Other imperatives should, however, deter SE from trying. You know -- like having a biosphere that works, so we can live in the brave new world, once we arrive. Or deter it from speculating, which is what it's doing currently, with all the rest of us putting up the stakes.

* Just to try to put in some context the urgency of this.

by Denis Tegg on November 04, 2010
Denis Tegg

Aah yes ...Chris Baker the lobbyist the gift that keeps on giving.... and giving.

Only 2 weeks ago Straterra responded to the NZ Parliament report "The Next Oil Shock" by suggesting NZ was "cushioned from oil shocks".

I had some fun dissecting that proposition here.

by Claire Browning on November 04, 2010
Claire Browning

Nicely filleted.

As I'd just finished saying to someone else: Chris is a master at telling only half of the story, getting the other half wrong, and immolating straw men ... but that don't stop him trying.

I guess he figures history shows convenient untruths seem to be about all it takes, to win climate wars.

[PS. I was reading that report this morning, btw, wholly coincidentally. That's a post for another day.]

by Denis Tegg on November 04, 2010
Denis Tegg

It's great that you are intending to post on the Oil Shock report. As with the lignite issue what is missing is any robust debate.

Politicians avoid the oil shock subject like the plague, and I continue to be astounded at how little attention is being paid to this issue by our mainstream media. What I wonder could be more newsworthy than a predictable and imminent event which could force the much of World's, and NZ's economy into a series of recessions?
I have assembled a summary of reports on oil depletion from credible international organisations.  The hyperlinks may be of help in researching the subject.

by Save Happy Valley on November 04, 2010
Save Happy Valley

The ironic thing is Solid Energy could transition into a clean energy company and make clean fuel: it owns Biodiesel NZ, our largest biofuel company.

How much longer will Dr Don Elder be the CEO of Solid Energy and would a new CEO be prepared to change direction? or a new government issue a directive, forcing it to?

by Claire Browning on November 05, 2010
Claire Browning

Thanks, Denis. I didn't know about your blog before, but I'm really looking forward to having a hunt around on it. Thanks.

SHV, if you have a look at Solid Energy's annual report, you'll see that is their new narrative. They would argue, I suppose, that it wouldn't be a change in direction; they're evolving that way anyway.

They want to try to squeeze lignite into that category.

I, and others, think the lignite part is expedient and dangerous nonsense; and am sceptical about how much of the new narrative is greenwash. However, they have recognised the opportunity.

If I understand correctly, they're also saying that a coal to crude oil (to diesel) facility could equally be a biomass to diesel facility. I blogged about that here.

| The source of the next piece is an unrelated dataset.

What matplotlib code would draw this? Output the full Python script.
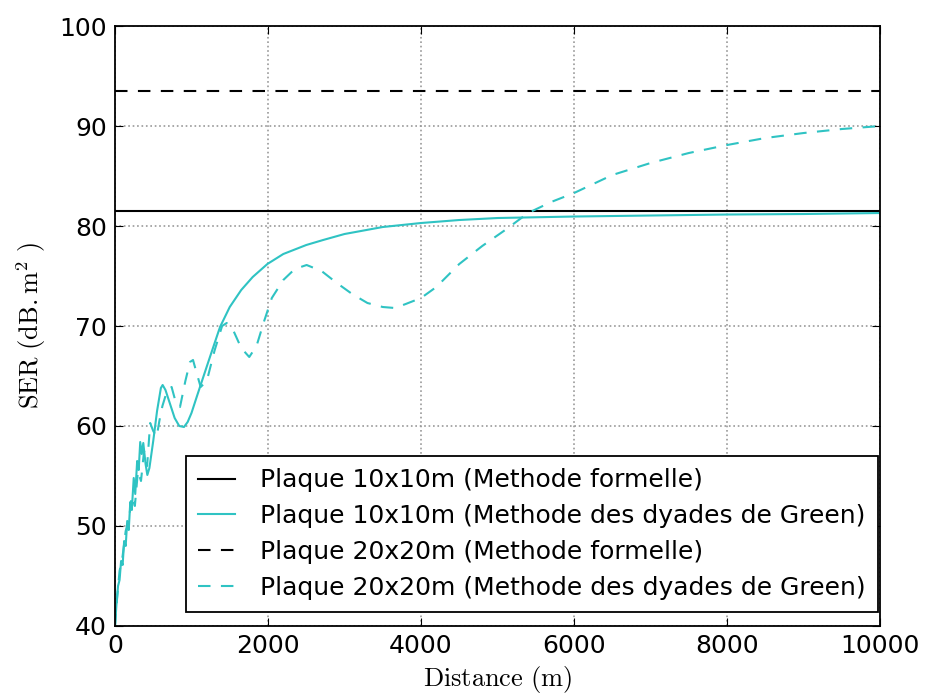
import numpy as np
import matplotlib
matplotlib.use("Agg")
import matplotlib.pyplot as plt

plt.rcParams['mathtext.fontset'] = 'cm'

# Formal-method levels (dB.m^2)
ser_10_formelle = 81.5
ser_20_formelle = 93.5

# Plaque 10x10m, dyades de Green
dist_10 = [0, 20, 40, 60, 80, 100, 120, 140, 160, 180, 200, 220, 245, 265, 290,
           310, 330, 350, 370, 400, 423, 450, 500, 550, 600, 623, 660, 720, 780,
           840, 902, 950, 1000, 1068, 1150, 1250, 1373, 1500, 1650, 1800, 1992,
           2200, 2500, 2720, 3000, 3500, 4000, 4500, 5000, 6000, 7000, 8000,
           9000, 10000]
ser_10 = [40, 42.2, 44, 44.6, 46.5, 46.1, 48.5, 48.0, 50.5, 49.6, 52.4, 51.6,
          54.8, 53.2, 56.5, 55.6, 58.4, 57.2, 58.3, 56.2, 55.1, 55.8, 58.5, 61.5,
          63.8, 64.1, 63.6, 62.2, 60.8, 60.0, 59.9, 60.4, 61.3, 62.9, 64.8, 67.1,
          69.9, 71.9, 73.6, 74.9, 76.2, 77.2, 78.1, 78.6, 79.2, 79.9, 80.3, 80.6,
          80.8, 80.95, 81.05, 81.15, 81.2, 81.3]

# Plaque 20x20m, dyades de Green
dist_20 = [0, 30, 60, 100, 140, 180, 220, 260, 300, 340, 380, 420, 460, 500,
           545, 580, 620, 680, 740, 790, 850, 920, 980, 1020, 1060, 1120, 1200,
           1300, 1400, 1460, 1550, 1650, 1755, 1850, 1950, 2050, 2200, 2350,
           2505, 2700, 2900, 3100, 3300, 3500, 3660, 3800, 4000, 4200, 4500,
           4800, 5100, 5400, 5700, 6000, 6500, 7000, 7500, 8000, 8500, 9000,
           9500, 10000]
ser_20 = [40, 43, 45.5, 47, 49.5, 50.5, 53, 52, 55.5, 54.5, 57.5, 56, 60.3,
          59.5, 58.9, 60.5, 62, 63.5, 63.9, 62.5, 61.9, 64.5, 66.4, 66.6, 65.5,
          63.9, 64.5, 67.5, 70, 70.3, 69.5, 67.8, 66.9, 68, 70.5, 72.8, 74.6,
          75.7, 76.1, 75.5, 74.3, 73.2, 72.3, 71.9, 71.8, 72.2, 72.8, 73.9,
          76.2, 78.0, 79.6, 81.3, 82.4, 83.3, 85.1, 86.3, 87.3, 88.1, 88.8,
          89.3, 89.7, 90.0]

cyan = '#2fc3c3'

fig = plt.figure(figsize=(9.25, 6.96), dpi=100)
ax = fig.add_axes([0.1243, 0.1006, 0.8271, 0.862])

ax.axhline(ser_10_formelle, color='k', lw=1.5,
           label='Plaque 10x10m (Methode formelle)')
ax.plot(dist_10, ser_10, color=cyan, lw=1.5,
        label='Plaque 10x10m (Methode des dyades de Green)')
ax.axhline(ser_20_formelle, color='k', lw=1.5, dashes=(6, 5),
           label='Plaque 20x20m (Methode formelle)')
ax.plot(dist_20, ser_20, color=cyan, lw=1.5, dashes=(6, 5),
        label='Plaque 20x20m (Methode des dyades de Green)')

ax.set_xlim(0, 10000)
ax.set_ylim(40, 100)
ax.set_xticks([0, 2000, 4000, 6000, 8000, 10000])
ax.set_yticks([40, 50, 60, 70, 80, 90, 100])
ax.grid(True, color='#999999', linestyle=':', linewidth=1.2)
ax.tick_params(direction='in', top=True, right=True, labelsize=18, length=6, pad=6)
for s in ax.spines.values():
    s.set_linewidth(1.3)

ax.set_xlabel(r'$\mathrm{Distance\ (m)}$', fontsize=19, labelpad=4)
ax.set_ylabel(r'$\mathrm{SER\ (dB.m^2\ )}$', fontsize=19, labelpad=8)

leg = ax.legend(loc='lower right', bbox_to_anchor=(0.997, 0.023),
                borderaxespad=0, fontsize=18, fancybox=False, handlelength=1.45,
                handletextpad=1.0, labelspacing=0.47, borderpad=0.5)
leg.get_frame().set_edgecolor('k')
leg.get_frame().set_linewidth(1.3)
leg.get_frame().set_alpha(1)

fig.savefig('out.png', dpi=100)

by Claire Browning on November 05, 2010
Claire Browning

There’s an agreement securing exclusive NZ rights to coal to crude oil technology.

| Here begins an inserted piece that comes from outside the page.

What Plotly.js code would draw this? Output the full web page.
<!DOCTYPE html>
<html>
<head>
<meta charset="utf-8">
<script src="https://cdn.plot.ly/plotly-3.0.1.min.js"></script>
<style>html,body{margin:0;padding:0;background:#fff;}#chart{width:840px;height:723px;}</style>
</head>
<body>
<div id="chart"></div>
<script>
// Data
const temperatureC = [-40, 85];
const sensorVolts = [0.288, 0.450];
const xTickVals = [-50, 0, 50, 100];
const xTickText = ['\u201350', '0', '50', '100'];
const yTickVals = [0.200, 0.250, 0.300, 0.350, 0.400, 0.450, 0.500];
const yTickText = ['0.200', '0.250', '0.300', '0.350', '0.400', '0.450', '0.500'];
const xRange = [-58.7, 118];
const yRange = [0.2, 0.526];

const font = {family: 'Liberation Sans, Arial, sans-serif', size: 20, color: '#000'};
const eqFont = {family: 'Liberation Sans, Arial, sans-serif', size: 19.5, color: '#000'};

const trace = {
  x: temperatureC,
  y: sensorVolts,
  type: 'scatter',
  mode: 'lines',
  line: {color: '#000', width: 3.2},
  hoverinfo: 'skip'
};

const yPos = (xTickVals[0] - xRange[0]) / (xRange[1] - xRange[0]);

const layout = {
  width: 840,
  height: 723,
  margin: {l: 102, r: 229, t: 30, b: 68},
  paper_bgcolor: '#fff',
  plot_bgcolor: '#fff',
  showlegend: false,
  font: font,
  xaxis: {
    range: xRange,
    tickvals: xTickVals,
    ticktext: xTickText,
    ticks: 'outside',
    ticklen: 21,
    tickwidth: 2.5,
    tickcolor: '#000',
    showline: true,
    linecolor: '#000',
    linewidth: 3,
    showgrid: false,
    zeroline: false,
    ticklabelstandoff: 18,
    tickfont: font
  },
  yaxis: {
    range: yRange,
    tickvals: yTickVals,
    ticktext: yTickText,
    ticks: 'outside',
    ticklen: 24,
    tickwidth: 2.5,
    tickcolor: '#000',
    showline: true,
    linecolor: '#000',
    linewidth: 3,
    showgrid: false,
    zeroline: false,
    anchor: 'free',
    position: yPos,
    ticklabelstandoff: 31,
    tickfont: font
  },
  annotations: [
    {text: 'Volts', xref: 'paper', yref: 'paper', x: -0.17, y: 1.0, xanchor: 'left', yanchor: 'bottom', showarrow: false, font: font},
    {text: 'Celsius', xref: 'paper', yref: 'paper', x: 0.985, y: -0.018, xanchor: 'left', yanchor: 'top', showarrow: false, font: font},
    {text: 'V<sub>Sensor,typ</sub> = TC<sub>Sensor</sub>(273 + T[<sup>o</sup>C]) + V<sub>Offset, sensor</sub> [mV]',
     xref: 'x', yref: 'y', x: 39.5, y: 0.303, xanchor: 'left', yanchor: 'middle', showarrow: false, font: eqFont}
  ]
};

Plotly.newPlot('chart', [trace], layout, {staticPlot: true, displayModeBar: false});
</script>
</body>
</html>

I got that from the annual report. I was referring to the IER agreement. It's already out of date, although work is continuing. Hat tip: Denis.

by Save Happy Valley on November 08, 2010
Save Happy Valley

If you look at the funding priorities of Solid Energy though it is a coal and Lignite company, with a tiny bit of clean energy on the side. If they dropped Lignite and invested in renewable energy as their focus, it would be a change in direction. Maybe a new CEO is needed for that to happen.